Stress occurs as a result of interaction between individuals and their environments [5,14]. This implies that job demands, personal resources, and job resources interact to influence stress. According to the JD-R theory, job demands may lead to stress, and job resources and personal resources buffer this relationship [4] The COR theory states that the loss of personal resources such as self-esteem can lead to stress [15]. For example, Yang, Ju, and Lee [21] demonstrated the negative relationship between job stress and self-esteem. Thus, job resources, including challenging task and workplace violence training, are expected to have a negative relationship with stress. Furthermore, the personal resource of self-esteem should have a negative relationship with stress. Therefore, we hypothesize that:Hypothesis 3a (H3a):

Challenging task training is negatively associated with stress.

Hypothesis 3b (H3b):

Workplace violence training is negatively associated with stress.

Hypothesis 3c (H3c):

Self-esteem is negatively associated with stress.

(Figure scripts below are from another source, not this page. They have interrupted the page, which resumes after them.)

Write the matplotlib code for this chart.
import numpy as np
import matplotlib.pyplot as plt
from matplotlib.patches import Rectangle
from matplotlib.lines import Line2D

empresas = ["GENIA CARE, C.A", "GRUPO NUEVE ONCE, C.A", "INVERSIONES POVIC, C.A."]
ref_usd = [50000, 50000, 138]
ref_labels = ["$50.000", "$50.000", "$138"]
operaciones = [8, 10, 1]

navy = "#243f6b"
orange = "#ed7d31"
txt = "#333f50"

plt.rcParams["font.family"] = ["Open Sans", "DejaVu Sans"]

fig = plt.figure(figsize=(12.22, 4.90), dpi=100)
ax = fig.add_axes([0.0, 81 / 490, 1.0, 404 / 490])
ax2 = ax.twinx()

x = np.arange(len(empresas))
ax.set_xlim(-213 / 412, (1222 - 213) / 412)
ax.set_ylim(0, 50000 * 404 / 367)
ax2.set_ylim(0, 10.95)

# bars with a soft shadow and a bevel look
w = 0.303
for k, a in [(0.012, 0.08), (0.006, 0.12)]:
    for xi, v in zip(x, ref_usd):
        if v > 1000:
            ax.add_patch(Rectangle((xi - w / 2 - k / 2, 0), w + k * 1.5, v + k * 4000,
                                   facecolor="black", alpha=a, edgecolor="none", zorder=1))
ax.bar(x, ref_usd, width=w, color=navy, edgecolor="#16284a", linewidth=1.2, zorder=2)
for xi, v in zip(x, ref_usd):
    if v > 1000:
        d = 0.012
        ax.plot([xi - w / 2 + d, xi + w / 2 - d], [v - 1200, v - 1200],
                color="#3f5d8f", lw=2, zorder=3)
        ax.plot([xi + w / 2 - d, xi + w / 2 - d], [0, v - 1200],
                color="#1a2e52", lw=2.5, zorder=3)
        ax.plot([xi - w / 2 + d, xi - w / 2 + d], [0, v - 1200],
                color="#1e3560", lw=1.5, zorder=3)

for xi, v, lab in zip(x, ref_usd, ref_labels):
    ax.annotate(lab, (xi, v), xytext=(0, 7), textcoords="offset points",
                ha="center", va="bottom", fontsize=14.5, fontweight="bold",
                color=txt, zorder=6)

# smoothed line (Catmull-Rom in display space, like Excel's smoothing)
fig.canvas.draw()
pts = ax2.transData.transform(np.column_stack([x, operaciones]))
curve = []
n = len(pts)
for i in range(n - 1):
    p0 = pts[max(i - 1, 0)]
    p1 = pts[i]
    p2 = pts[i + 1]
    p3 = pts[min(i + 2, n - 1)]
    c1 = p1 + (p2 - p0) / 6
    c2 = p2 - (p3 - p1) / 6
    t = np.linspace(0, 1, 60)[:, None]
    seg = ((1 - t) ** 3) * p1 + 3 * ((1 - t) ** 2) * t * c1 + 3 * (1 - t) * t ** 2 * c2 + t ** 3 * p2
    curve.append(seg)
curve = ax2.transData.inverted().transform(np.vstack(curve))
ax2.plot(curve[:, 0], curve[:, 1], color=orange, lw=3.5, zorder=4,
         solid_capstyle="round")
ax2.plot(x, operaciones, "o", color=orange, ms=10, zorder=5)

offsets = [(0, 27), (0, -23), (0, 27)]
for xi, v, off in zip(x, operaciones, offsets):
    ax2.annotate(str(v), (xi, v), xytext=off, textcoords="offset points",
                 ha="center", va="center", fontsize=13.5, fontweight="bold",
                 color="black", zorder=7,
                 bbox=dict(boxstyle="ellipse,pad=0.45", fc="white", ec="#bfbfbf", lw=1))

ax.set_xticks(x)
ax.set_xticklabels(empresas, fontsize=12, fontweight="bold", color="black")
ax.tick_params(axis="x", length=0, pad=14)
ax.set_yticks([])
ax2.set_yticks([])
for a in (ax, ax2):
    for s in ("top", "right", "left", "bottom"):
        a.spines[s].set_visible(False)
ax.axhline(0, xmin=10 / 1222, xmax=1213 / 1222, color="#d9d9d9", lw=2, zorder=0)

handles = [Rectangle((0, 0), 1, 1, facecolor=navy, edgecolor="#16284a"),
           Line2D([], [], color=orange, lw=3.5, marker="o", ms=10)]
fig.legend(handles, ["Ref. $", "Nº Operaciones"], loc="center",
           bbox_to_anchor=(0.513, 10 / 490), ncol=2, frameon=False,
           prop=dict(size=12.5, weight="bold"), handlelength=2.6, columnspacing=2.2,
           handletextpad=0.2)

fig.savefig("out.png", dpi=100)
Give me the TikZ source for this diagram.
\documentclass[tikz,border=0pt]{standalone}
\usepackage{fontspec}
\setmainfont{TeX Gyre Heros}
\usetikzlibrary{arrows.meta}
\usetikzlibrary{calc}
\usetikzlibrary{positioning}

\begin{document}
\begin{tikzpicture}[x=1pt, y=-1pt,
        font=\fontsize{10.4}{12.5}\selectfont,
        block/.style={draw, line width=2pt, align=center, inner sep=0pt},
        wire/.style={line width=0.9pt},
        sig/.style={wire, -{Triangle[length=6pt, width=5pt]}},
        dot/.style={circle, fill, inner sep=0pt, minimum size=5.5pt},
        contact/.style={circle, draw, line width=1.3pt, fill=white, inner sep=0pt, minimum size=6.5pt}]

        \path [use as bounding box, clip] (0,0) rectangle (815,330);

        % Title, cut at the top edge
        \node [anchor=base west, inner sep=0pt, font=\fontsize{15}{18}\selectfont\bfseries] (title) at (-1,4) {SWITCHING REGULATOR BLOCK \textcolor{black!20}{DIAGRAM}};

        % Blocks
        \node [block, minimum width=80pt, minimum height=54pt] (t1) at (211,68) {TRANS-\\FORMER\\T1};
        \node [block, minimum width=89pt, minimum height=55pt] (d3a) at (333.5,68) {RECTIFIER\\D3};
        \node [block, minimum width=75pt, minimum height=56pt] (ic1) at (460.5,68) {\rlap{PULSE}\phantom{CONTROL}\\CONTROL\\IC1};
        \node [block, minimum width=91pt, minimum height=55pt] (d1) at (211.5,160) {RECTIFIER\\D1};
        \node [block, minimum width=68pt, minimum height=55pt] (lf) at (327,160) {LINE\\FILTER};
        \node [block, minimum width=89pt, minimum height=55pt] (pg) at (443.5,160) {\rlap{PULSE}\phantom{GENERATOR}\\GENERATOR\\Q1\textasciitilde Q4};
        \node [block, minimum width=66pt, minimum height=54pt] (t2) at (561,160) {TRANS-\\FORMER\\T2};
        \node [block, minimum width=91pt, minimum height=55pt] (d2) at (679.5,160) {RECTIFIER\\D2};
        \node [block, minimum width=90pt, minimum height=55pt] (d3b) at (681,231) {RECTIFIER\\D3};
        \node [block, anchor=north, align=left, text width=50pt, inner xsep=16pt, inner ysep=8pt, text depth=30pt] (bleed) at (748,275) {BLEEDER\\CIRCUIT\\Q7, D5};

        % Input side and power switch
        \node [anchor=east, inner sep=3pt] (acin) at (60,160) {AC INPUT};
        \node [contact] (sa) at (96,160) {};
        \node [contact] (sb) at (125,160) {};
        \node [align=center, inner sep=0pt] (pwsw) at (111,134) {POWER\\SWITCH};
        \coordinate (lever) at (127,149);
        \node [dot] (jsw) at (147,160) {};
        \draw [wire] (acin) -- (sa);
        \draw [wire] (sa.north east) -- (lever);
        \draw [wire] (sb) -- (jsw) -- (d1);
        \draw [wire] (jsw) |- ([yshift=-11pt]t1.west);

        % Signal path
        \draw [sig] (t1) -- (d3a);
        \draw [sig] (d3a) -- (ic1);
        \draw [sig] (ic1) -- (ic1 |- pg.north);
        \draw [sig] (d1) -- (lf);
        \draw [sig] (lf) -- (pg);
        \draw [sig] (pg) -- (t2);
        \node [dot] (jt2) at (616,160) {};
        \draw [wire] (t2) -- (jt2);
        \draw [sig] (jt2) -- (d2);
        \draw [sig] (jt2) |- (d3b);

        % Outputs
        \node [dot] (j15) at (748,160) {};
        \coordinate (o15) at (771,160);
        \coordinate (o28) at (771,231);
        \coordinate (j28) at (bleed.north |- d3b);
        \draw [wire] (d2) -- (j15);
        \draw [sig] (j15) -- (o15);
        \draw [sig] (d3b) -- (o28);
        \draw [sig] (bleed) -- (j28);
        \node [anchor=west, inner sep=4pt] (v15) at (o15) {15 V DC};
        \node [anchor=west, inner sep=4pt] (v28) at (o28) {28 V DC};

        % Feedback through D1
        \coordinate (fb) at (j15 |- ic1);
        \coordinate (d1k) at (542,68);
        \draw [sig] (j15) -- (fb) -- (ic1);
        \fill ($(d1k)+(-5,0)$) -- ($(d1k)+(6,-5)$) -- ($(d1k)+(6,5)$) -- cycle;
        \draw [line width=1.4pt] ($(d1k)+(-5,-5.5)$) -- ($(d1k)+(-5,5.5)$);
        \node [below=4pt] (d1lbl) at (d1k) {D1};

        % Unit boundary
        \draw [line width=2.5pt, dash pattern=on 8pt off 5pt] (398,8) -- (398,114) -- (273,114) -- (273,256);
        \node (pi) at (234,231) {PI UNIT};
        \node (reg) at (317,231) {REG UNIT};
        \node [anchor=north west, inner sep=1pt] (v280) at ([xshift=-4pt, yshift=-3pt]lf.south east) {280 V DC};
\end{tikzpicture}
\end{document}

The JD-R model argues that job resources can act as a buffer between job demands and strains [4]. For example, Xanthopoulou et al. [22] demonstrated the mutual relationship between job and personal resources. However, how job demands, job resources, and personal resources interact to shape strain has not been definitively explained [4]. Demerouti and Bakker [23] suggested that personal resources can be included in the JD-R model as mediator. According to the resource perspective [12], it is possible that personal resources can have a multiple mediator role. Specifically, we argue that the personal resource of self-esteem mediates the relationship between job demands of violence and harassment at work and stress as well as the relationship between the job resources of challenging task training and workplace violence training and stress. As such, we hypothesize that:Hypothesis 4a (H4a):

Self-esteem mediates the relationship between violence and harassment at work and stress.

Hypothesis 4b (H4b):

Self-esteem mediates the relationship between challenging task training and stress.

Hypothesis 4c (H4c):

Self-esteem mediates the relationship between workplace violence training and stress.

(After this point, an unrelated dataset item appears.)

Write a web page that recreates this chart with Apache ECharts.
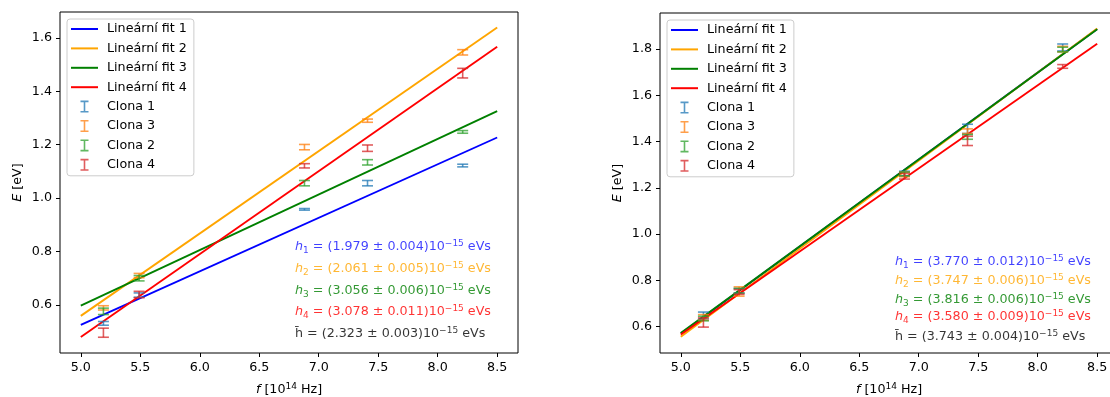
<!DOCTYPE html>
<html>
<head>
<meta charset="utf-8">
<script src="https://cdn.jsdelivr.net/npm/echarts@6/dist/echarts.min.js"></script>
<style>
  html, body { margin: 0; padding: 0; background: #fff; }
  #main { width: 1110px; height: 397px; }
</style>
</head>
<body>
<div id="main"></div>
<script>
// frequencies of the Hg lines [10^14 Hz]
const freq = [5.19, 5.49, 6.88, 7.41, 8.21];
const fitX = [5.0, 8.5];
const xTicks = [5.0, 5.5, 6.0, 6.5, 7.0, 7.5, 8.0, 8.5];
const leftYTicks = [0.6, 0.8, 1.0, 1.2, 1.4, 1.6];
const rightYTicks = [0.6, 0.8, 1.0, 1.2, 1.4, 1.6, 1.8];

// left plot
const leftFit1 = [0.525, 1.227];
const leftFit2 = [0.559, 1.639];
const leftFit3 = [0.597, 1.326];
const leftFit4 = [0.480, 1.567];
const leftClona1 = [0.531, 0.637, 0.958, 1.056, 1.122];
const leftClona1Err = [0.007, 0.008, 0.003, 0.010, 0.005];
const leftClona3 = [0.589, 0.710, 1.191, 1.290, 1.546];
const leftClona3Err = [0.008, 0.008, 0.010, 0.006, 0.010];
const leftClona2 = [0.576, 0.700, 1.056, 1.134, 1.248];
const leftClona2Err = [0.012, 0.010, 0.010, 0.010, 0.005];
const leftClona4 = [0.496, 0.639, 1.121, 1.187, 1.468];
const leftClona4Err = [0.017, 0.012, 0.008, 0.012, 0.018];
const leftH = ['(1.979 ± 0.004)', '(2.061 ± 0.005)', '(3.056 ± 0.006)', '(3.078 ± 0.011)', '(2.323 ± 0.003)'];

// right plot
const rightFit1 = [0.570, 1.887];
const rightFit2 = [0.556, 1.889];
const rightFit3 = [0.572, 1.886];
const rightFit4 = [0.566, 1.823];
const rightClona1 = [0.648, 0.755, 1.262, 1.455, 1.807];
const rightClona1Err = [0.015, 0.010, 0.010, 0.020, 0.015];
const rightClona3 = [0.640, 0.752, 1.258, 1.445, 1.800];
const rightClona3Err = [0.012, 0.020, 0.010, 0.010, 0.012];
const rightClona2 = [0.635, 0.755, 1.260, 1.420, 1.798];
const rightClona2Err = [0.010, 0.010, 0.008, 0.010, 0.010];
const rightClona4 = [0.618, 0.750, 1.250, 1.403, 1.725];
const rightClona4Err = [0.020, 0.010, 0.012, 0.020, 0.008];
const rightH = ['(3.770 ± 0.012)', '(3.747 ± 0.006)', '(3.816 ± 0.006)', '(3.580 ± 0.009)', '(3.743 ± 0.004)'];

const FONT = 'DejaVu Sans';
const fitColors = ['#0000ff', '#ffa500', '#008000', '#ff0000'];
const barColors = {
  'Clona 1': 'rgba(31,119,180,0.75)',
  'Clona 3': 'rgba(255,127,14,0.75)',
  'Clona 2': 'rgba(44,160,44,0.75)',
  'Clona 4': 'rgba(214,39,40,0.75)'
};
const textColors = ['rgba(0,0,255,0.75)', 'rgba(255,165,0,0.8)', 'rgba(0,128,0,0.8)', 'rgba(255,0,0,0.8)', 'rgba(0,0,0,0.8)'];
const fitNames = ['Lineární fit 1', 'Lineární fit 2', 'Lineární fit 3', 'Lineární fit 4'];
const clonaNames = ['Clona 1', 'Clona 3', 'Clona 2', 'Clona 4'];
const ibeam = 'path://M0,0h8v1.6h-8z M3.2,1.6h1.6v8.8h-1.6z M0,10.4h8v1.6h-8z';
const lineIcon = 'path://M0,0h27v2h-27z';

function fitSeries(name, ys, color, idx) {
  return {
    name: name,
    type: 'line',
    xAxisIndex: idx,
    yAxisIndex: idx,
    data: fitX.map((x, i) => [x, ys[i]]),
    symbol: 'none',
    lineStyle: { color: color, width: 1.9 },
    itemStyle: { color: color },
    z: 2,
    animation: false
  };
}

function errSeries(name, ys, errs, idx) {
  return {
    name: name,
    type: 'custom',
    xAxisIndex: idx,
    yAxisIndex: idx,
    data: freq.map((x, i) => [x, ys[i], errs[i]]),
    encode: { x: 0, y: 1 },
    itemStyle: { color: barColors[name] },
    z: 3,
    animation: false,
    renderItem: function (params, api) {
      const x = api.value(0), y = api.value(1), e = api.value(2);
      const top = api.coord([x, y + e]);
      const bot = api.coord([x, y - e]);
      const w = 5.5;
      const style = { stroke: api.visual('color'), lineWidth: 1.6, fill: null };
      return {
        type: 'group',
        children: [
          { type: 'line', shape: { x1: top[0], y1: top[1], x2: bot[0], y2: bot[1] }, style: style },
          { type: 'line', shape: { x1: top[0] - w, y1: top[1], x2: top[0] + w, y2: top[1] }, style: style },
          { type: 'line', shape: { x1: bot[0] - w, y1: bot[1], x2: bot[0] + w, y2: bot[1] }, style: style }
        ]
      };
    }
  };
}

function hRich(color) {
  const base = { fontFamily: FONT, fontWeight: 'normal', color: color };
  return {
    h: Object.assign({}, base, { fontSize: 12.7, fontStyle: 'italic', lineHeight: 16 }),
    t: Object.assign({}, base, { fontSize: 12.7, lineHeight: 16 }),
    sub: Object.assign({}, base, { fontSize: 9, lineHeight: 8, verticalAlign: 'bottom' }),
    sup: Object.assign({}, base, { fontSize: 9, lineHeight: 8, verticalAlign: 'top' })
  };
}

function hTitles(labels, left, tops) {
  return labels.map((v, i) => {
    const text = i < 4
      ? '{h|h}{sub|' + (i + 1) + '}{t| = ' + v + '10}{sup|−15}{t| eVs}'
      : '{t|h\u0304 = ' + v + '10}{sup|−15}{t| eVs}';
    return {
      text: text,
      left: left,
      top: tops[i],
      padding: 0,
      textStyle: { fontWeight: 'normal', rich: hRich(textColors[i]) }
    };
  });
}

function xAxis(idx) {
  return {
    type: 'value',
    gridIndex: idx,
    min: 4.825,
    max: 8.675,
    name: '{i|f} [10{sup|14} Hz]',
    nameLocation: 'middle',
    nameGap: 29,
    nameTextStyle: {
      fontFamily: FONT, fontSize: 12.7, color: '#000',
      rich: {
        i: { fontFamily: FONT, fontSize: 12.7, fontStyle: 'italic', color: '#000', lineHeight: 16 },
        sup: { fontFamily: FONT, fontSize: 9, color: '#000', lineHeight: 8, verticalAlign: 'top' }
      }
    },
    axisLine: { show: false },
    axisTick: { show: true, length: 4, customValues: xTicks, lineStyle: { color: '#000' } },
    axisLabel: {
      customValues: xTicks, margin: 8, fontFamily: FONT, fontSize: 12.7, color: '#000',
      formatter: v => v.toFixed(1)
    },
    splitLine: { show: false }
  };
}

function yAxis(idx, min, max, ticks) {
  return {
    type: 'value',
    gridIndex: idx,
    min: min,
    max: max,
    name: '{i|E} [eV]',
    nameLocation: 'middle',
    nameGap: 36,
    nameTextStyle: {
      fontFamily: FONT, fontSize: 12.7, color: '#000',
      rich: { i: { fontFamily: FONT, fontSize: 12.7, fontStyle: 'italic', color: '#000' } }
    },
    axisLine: { show: false },
    axisTick: { show: true, length: 4, customValues: ticks, lineStyle: { color: '#000' } },
    axisLabel: {
      customValues: ticks, margin: 8, fontFamily: FONT, fontSize: 12.7, color: '#000',
      formatter: v => v.toFixed(1)
    },
    splitLine: { show: false }
  };
}

function legend(left, top) {
  return {
    orient: 'vertical',
    left: left,
    top: top,
    itemWidth: 27,
    itemHeight: 12,
    itemGap: 5.4,
    padding: [3, 7, 4, 4],
    backgroundColor: 'rgba(255,255,255,0.8)',
    borderColor: '#cccccc',
    borderWidth: 1,
    borderRadius: 3,
    selectedMode: false,
    textStyle: { fontFamily: FONT, fontSize: 12.7, color: '#000', lineHeight: 14, padding: [0, 0, 0, 4] },
    data: fitNames.map(n => ({ name: n, icon: lineIcon }))
      .concat(clonaNames.map(n => ({ name: n, icon: ibeam })))
  };
}

const chart = echarts.init(document.getElementById('main'));

const option = {
  animation: false,
  title: hTitles(leftH, 295, [239, 261, 283, 304, 326])
    .concat(hTitles(rightH, 895, [254, 273, 292, 309, 329])),
  grid: [
    { left: 60, top: 12, width: 458, height: 341, show: true, borderColor: '#000', borderWidth: 1, outerBoundsMode: 'none' },
    { left: 660, top: 13, width: 458, height: 340, show: true, borderColor: '#000', borderWidth: 1, outerBoundsMode: 'none' }
  ],
  legend: [legend(67, 19), legend(667, 20)],
  xAxis: [xAxis(0), xAxis(1)],
  yAxis: [yAxis(0, 0.42, 1.697, leftYTicks), yAxis(1, 0.486, 1.956, rightYTicks)],
  series: [
    fitSeries(fitNames[0], leftFit1, fitColors[0], 0),
    fitSeries(fitNames[1], leftFit2, fitColors[1], 0),
    fitSeries(fitNames[2], leftFit3, fitColors[2], 0),
    fitSeries(fitNames[3], leftFit4, fitColors[3], 0),
    errSeries('Clona 1', leftClona1, leftClona1Err, 0),
    errSeries('Clona 3', leftClona3, leftClona3Err, 0),
    errSeries('Clona 2', leftClona2, leftClona2Err, 0),
    errSeries('Clona 4', leftClona4, leftClona4Err, 0),
    fitSeries(fitNames[0], rightFit1, fitColors[0], 1),
    fitSeries(fitNames[1], rightFit2, fitColors[1], 1),
    fitSeries(fitNames[2], rightFit3, fitColors[2], 1),
    fitSeries(fitNames[3], rightFit4, fitColors[3], 1),
    errSeries('Clona 1', rightClona1, rightClona1Err, 1),
    errSeries('Clona 3', rightClona3, rightClona3Err, 1),
    errSeries('Clona 2', rightClona2, rightClona2Err, 1),
    errSeries('Clona 4', rightClona4, rightClona4Err, 1)
  ]
};

chart.setOption(option);
</script>
</body>
</html>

Both job resources and personal characteristics can shape turnover intention in organizations [24]. Intention to stay is a strong indicator of actual turnover behavior [25,26], which is an important outcome considering the potential adverse impact of turnover behavior on organizational outcomes. Previous research showed that stress can lower intention to stay [27]. Furthermore, it was found that stress has a positive relationship with intention to quit [28]. While intention to stay and intention to quit may not be exactly opposite, there is a high level of similarity between them. Thus, we hypothesize that:Hypothesis 5 (H5):

Stress is negatively associated with intention to stay.